In 1980, he directed the feature-length drama/performance film Hank Williams: The Show He Never Gave. The movie was screened at TIFF, the London Film Festival, Filmex in Los Angeles, and featured on HBO. It was also screened at a TIFF retrospective in 2017.

In the early 1980s, Acomba pioneered television skating specials with Strawberry Ice for the CBC. The format combined visual story telling utilizing ground breaking visual effects with Olympic level skating choreography. The production won many international awards and was shown in over 45 countries. This success led to his producing and directing the Magic Skates special for Mace Neufeld and ABC.

In 1985, he began to work in comedy with Four on the Floor, a sketch series for the CBC also shown on Showtime and the BBC, as well as in over 20 other countries. His other comedy programmes in the late eighties included a special for Showtime with Andrea Martin and a Second City pilot for CBS late night with, among others, Mike Myers. In the early nineties, Acomba directed three seasons of the Canadian comedy series CODCO starring Andy Jones, Tommy Sexton, Mary Walsh, Cathy Jones and Greg Malone.

Interested in utilizing television to promote awareness of the environment, Acomba directed and co-produced two seasons of the documentary ecology series Down To Earth, which featured remarkable Canadians and the landscapes that inspire them.

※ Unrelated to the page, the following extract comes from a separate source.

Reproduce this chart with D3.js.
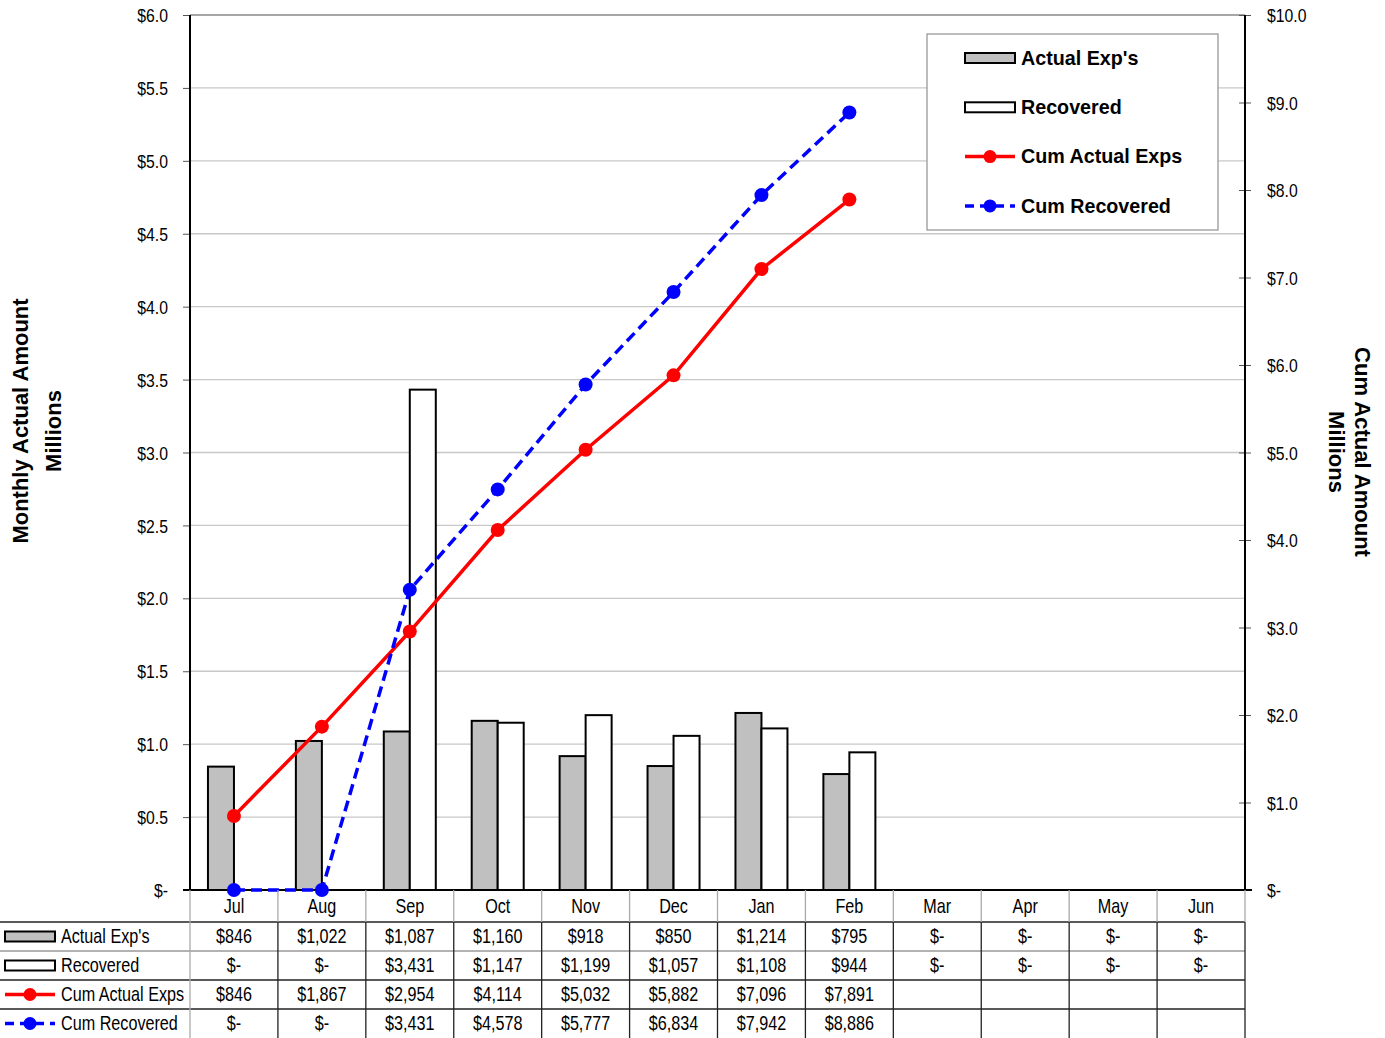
<!DOCTYPE html>
<html>
<head>
<meta charset="utf-8">
<script src="https://cdn.jsdelivr.net/npm/d3@7"></script>
<style>
  body { margin: 0; background: #fff; }
  svg { display: block; }
  text { font-family: "Liberation Sans", Arial, sans-serif; fill: #000; }
  .bold { font-weight: bold; }
</style>
</head>
<body>
<svg id="chart" width="1385" height="1038"></svg>
<script>
// months along the x axis
const months = ["Jul", "Aug", "Sep", "Oct", "Nov", "Dec", "Jan", "Feb", "Mar", "Apr", "May", "Jun"];
// monthly values, $ thousands
const actualExps = [846, 1022, 1087, 1160, 918, 850, 1214, 795, 0, 0, 0, 0];
const recovered = [0, 0, 3431, 1147, 1199, 1057, 1108, 944, 0, 0, 0, 0];
// cumulative values, $ thousands (only through Feb)
const cumActual = [846, 1867, 2954, 4114, 5032, 5882, 7096, 7891];
const cumRecovered = [0, 0, 3431, 4578, 5777, 6834, 7942, 8886];
// tick labels
const leftTicks = [0, 0.5, 1, 1.5, 2, 2.5, 3, 3.5, 4, 4.5, 5, 5.5, 6];
const rightTicks = [0, 1, 2, 3, 4, 5, 6, 7, 8, 9, 10];

const svg = d3.select("#chart");
const plot = { left: 190, right: 1245, top: 15, bottom: 890 };
const NARROW = 0.83; // no narrow font installed, squeeze a normal one

const x = d3.scaleBand().domain(months).range([plot.left, plot.right]);
const bw = x.bandwidth();
const x1 = d3.scaleBand().domain(["actual", "recovered"]).range([(bw - 52) / 2, (bw + 52) / 2]);
const yL = d3.scaleLinear().domain([0, 6]).range([plot.bottom, plot.top]);
const yR = d3.scaleLinear().domain([0, 10]).range([plot.bottom, plot.top]);

const money = v => v === 0 ? "$-" : "$" + d3.format(",")(v);
const axisFmt = d => d === 0 ? "$-" : "$" + d3.format(".1f")(d);

function narrowText(g, tx, ty, txt, size, anchor) {
  return g.append("text")
    .attr("transform", `translate(${tx},${ty}) scale(${NARROW},1)`)
    .attr("dy", "0.35em")
    .attr("text-anchor", anchor || "start")
    .attr("font-size", size)
    .text(txt);
}

// gridlines
svg.append("g")
  .selectAll("line")
  .data(leftTicks.slice(1))
  .join("line")
  .attr("x1", plot.left).attr("x2", plot.right)
  .attr("y1", d => yL(d)).attr("y2", d => yL(d))
  .attr("stroke", d => d === 6 ? "#888" : "#c8c8c8")
  .attr("stroke-width", 1.3);

// left axis
const axL = svg.append("g")
  .attr("transform", `translate(${plot.left},0)`)
  .call(d3.axisLeft(yL).tickValues(leftTicks).tickSize(7).tickFormat(axisFmt));
axL.select(".domain").remove();
axL.selectAll(".tick line").attr("stroke", "#555");
axL.selectAll(".tick text")
  .attr("x", null).attr("dy", "0.35em")
  .attr("transform", `translate(-22,0) scale(${NARROW},1)`)
  .attr("font-size", 19).attr("font-family", null);

// right axis
const axR = svg.append("g")
  .attr("transform", `translate(${plot.right},0)`)
  .call(d3.axisRight(yR).tickValues(rightTicks).tickSize(6).tickFormat(axisFmt));
axR.select(".domain").remove();
axR.selectAll(".tick line").attr("x1", -6).attr("stroke", "#555");
axR.selectAll(".tick text")
  .attr("x", null).attr("dy", "0.35em")
  .attr("transform", `translate(22,0) scale(${NARROW},1)`)
  .attr("font-size", 19).attr("font-family", null);

// bars
const bars = svg.append("g");
bars.selectAll("rect.act")
  .data(months.map((m, i) => ({ m, v: actualExps[i] })).filter(d => d.v > 0))
  .join("rect")
  .attr("x", d => x(d.m) + x1("actual"))
  .attr("width", x1.bandwidth())
  .attr("y", d => yL(d.v / 1000))
  .attr("height", d => plot.bottom - yL(d.v / 1000))
  .attr("fill", "#c0c0c0").attr("stroke", "#000").attr("stroke-width", 2);
bars.selectAll("rect.rec")
  .data(months.map((m, i) => ({ m, v: recovered[i] })).filter(d => d.v > 0))
  .join("rect")
  .attr("x", d => x(d.m) + x1("recovered"))
  .attr("width", x1.bandwidth())
  .attr("y", d => yL(d.v / 1000))
  .attr("height", d => plot.bottom - yL(d.v / 1000))
  .attr("fill", "#fff").attr("stroke", "#000").attr("stroke-width", 2);

// plot frame
svg.append("line").attr("x1", plot.left).attr("x2", plot.left).attr("y1", plot.top).attr("y2", plot.bottom).attr("stroke", "#000").attr("stroke-width", 2);
svg.append("line").attr("x1", plot.right).attr("x2", plot.right).attr("y1", plot.top).attr("y2", plot.bottom).attr("stroke", "#000").attr("stroke-width", 2);
svg.append("line").attr("x1", plot.left - 7).attr("x2", plot.right + 7).attr("y1", plot.bottom).attr("y2", plot.bottom).attr("stroke", "#000").attr("stroke-width", 2);

// cumulative lines
const cx = (d, i) => x(months[i]) + bw / 2;
const lineR = d3.line().x(cx).y(d => yR(d / 1000));
svg.append("path").datum(cumActual).attr("d", lineR)
  .attr("fill", "none").attr("stroke", "#ff0000").attr("stroke-width", 3.5);
svg.append("g").selectAll("circle").data(cumActual).join("circle")
  .attr("cx", cx).attr("cy", d => yR(d / 1000)).attr("r", 7).attr("fill", "#ff0000");
svg.append("path").datum(cumRecovered).attr("d", lineR)
  .attr("fill", "none").attr("stroke", "#0000ff").attr("stroke-width", 3.5).attr("stroke-dasharray", "11,6");
svg.append("g").selectAll("circle").data(cumRecovered).join("circle")
  .attr("cx", cx).attr("cy", d => yR(d / 1000)).attr("r", 7).attr("fill", "#0000ff");

// legend keys
function drawKey(g, type, x0, y0, w) {
  if (type === "actual" || type === "recovered") {
    g.append("rect").attr("x", x0).attr("y", y0 - 5).attr("width", w).attr("height", 10)
      .attr("fill", type === "actual" ? "#c0c0c0" : "#fff").attr("stroke", "#000").attr("stroke-width", 2);
  } else {
    const col = type === "cumActual" ? "#ff0000" : "#0000ff";
    g.append("line").attr("x1", x0).attr("x2", x0 + w).attr("y1", y0).attr("y2", y0)
      .attr("stroke", col).attr("stroke-width", 3.5)
      .attr("stroke-dasharray", type === "cumActual" ? null : "9,6");
    g.append("circle").attr("cx", x0 + w / 2).attr("cy", y0).attr("r", 6.5).attr("fill", col);
  }
}

const seriesNames = ["Actual Exp's", "Recovered", "Cum Actual Exps", "Cum Recovered"];
const seriesKeys = ["actual", "recovered", "cumActual", "cumRecovered"];

const legend = svg.append("g");
legend.append("rect").attr("x", 927).attr("y", 34).attr("width", 291).attr("height", 196)
  .attr("fill", "#fff").attr("stroke", "#999").attr("stroke-width", 1.3);
seriesNames.forEach((name, i) => {
  const ly = 58 + i * 49.3;
  drawKey(legend, seriesKeys[i], 965, ly, 50);
  legend.append("text").attr("class", "bold").attr("x", 1021).attr("y", ly).attr("dy", "0.35em")
    .attr("font-size", 19.7).text(name);
});

// axis titles
svg.append("text").attr("class", "bold").attr("font-size", 22).attr("text-anchor", "middle")
  .attr("transform", "translate(28,421) rotate(-90)").text("Monthly Actual Amount");
svg.append("text").attr("class", "bold").attr("font-size", 22).attr("text-anchor", "middle")
  .attr("transform", "translate(61,431) rotate(-90)").text("Millions");
svg.append("text").attr("class", "bold").attr("font-size", 22).attr("text-anchor", "middle")
  .attr("transform", "translate(1355,452) rotate(90)").text("Cum Actual Amount");
svg.append("text").attr("class", "bold").attr("font-size", 22).attr("text-anchor", "middle")
  .attr("transform", "translate(1329,452) rotate(90)").text("Millions");

// data table
const table = svg.append("g");
const rowTop = [890, 922, 951, 980, 1009, 1038];
// horizontal rules
rowTop.slice(1, 5).forEach((ry, i) => {
  table.append("line").attr("x1", 0).attr("x2", plot.right).attr("y1", ry).attr("y2", ry)
    .attr("stroke", i === 1 ? "#999" : "#222").attr("stroke-width", 1.3);
});
// vertical rules
months.forEach((m, i) => {
  const vx = x(m) + bw;
  table.append("line").attr("x1", vx).attr("x2", vx).attr("y1", 890).attr("y2", 922)
    .attr("stroke", "#aaa").attr("stroke-width", 1.3);
  table.append("line").attr("x1", vx).attr("x2", vx).attr("y1", 922).attr("y2", 1038)
    .attr("stroke", "#222").attr("stroke-width", 1.3);
});
table.append("line").attr("x1", plot.left).attr("x2", plot.left).attr("y1", 890).attr("y2", 1038)
  .attr("stroke", "#aaa").attr("stroke-width", 1.3);

months.forEach(m => narrowText(table, x(m) + bw / 2, 906, m, 19.5, "middle"));

const rows = [actualExps, recovered, cumActual, cumRecovered];
rows.forEach((vals, r) => {
  const ry = (rowTop[r + 1] + rowTop[r + 2]) / 2;
  drawKey(table, seriesKeys[r], 5, ry, 50);
  narrowText(table, 61, ry, seriesNames[r], 19.5, "start");
  vals.forEach((v, i) => narrowText(table, x(months[i]) + bw / 2, ry, money(v), 19.5, "middle"));
});
</script>
</body>
</html>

In 2003, Acomba directed the performance documentary A Marriage In Music featuring concert pianist Anton Kuerti and cellist Kristine Boygo for CBC's premier arts program, Opening Night. The Globe & Mail reported that the work was "artfully told and a joy to watch".

In 2007, 33 years after initial filming, Acomba revisited his original director's cut of George Harrison's 1974 Dark Horse Tour with Billy Preston, Tom Scott and Ravi Shankar. Because George lost his voice for most of the tour the film was never released. This new cut is a portrait of the first Beatle to tour North America on his own. The film captures Harrison's prescient world music vision as he brought together the eastern music of Ravi Shankar with western rock and jazz. The movie, which has never been screened publicly, includes cameo appearances by John Lennon and Paul McCartney as well as rock promoter Bill Graham. This new director's version has been placed in the Harrison archive.

In 2008, he wrote and directed the short film ANTON & the PIANO for the National Film Board of Canada.

== Personal life ==
Acomba met his wife Sharon Keogh, a Canadian radio and television producer, in 1970. In 1999, they purchased the historic Catharine Parr Traill Mount Ararat property outside Toronto. In 2015 they moved to Cobourg, Ontario where they now live.

Over the years he has designed several country houses for himself and friends. His last design, a modern town house near Lake Ontario, was featured in the Toronto Star and illustrates the similarities between film making and the process of architecture.

==Awards and honors==
Acomba's dramatic films have been shown at the London, Los Angeles and Toronto film festivals. In Canada he received awards for Best Director at the Canadian Film Awards and the Yorkton Film Festival. In the US, he has received the Golden Gate Award for Best Entertainment Program, an International Emmy and several Ace nominations. Acomba has been invited to lecture at York University, Trent University and Ryerson University (now Toronto Metropolitan University).

==Activism==
David Acomba is founder and formerly the executive director of the All-Canadian Jazz Festival Port Hope in Port Hope, Ontario. In 2006, he and his wife began working on the establishment of a Catharine Parr Traill Land Trust. Their efforts are concerned with land restoration on the Mount Ararat homestead outside Gore's Landing, Ontario and the promotion of Mrs. Traill's important early Canadian botanical work.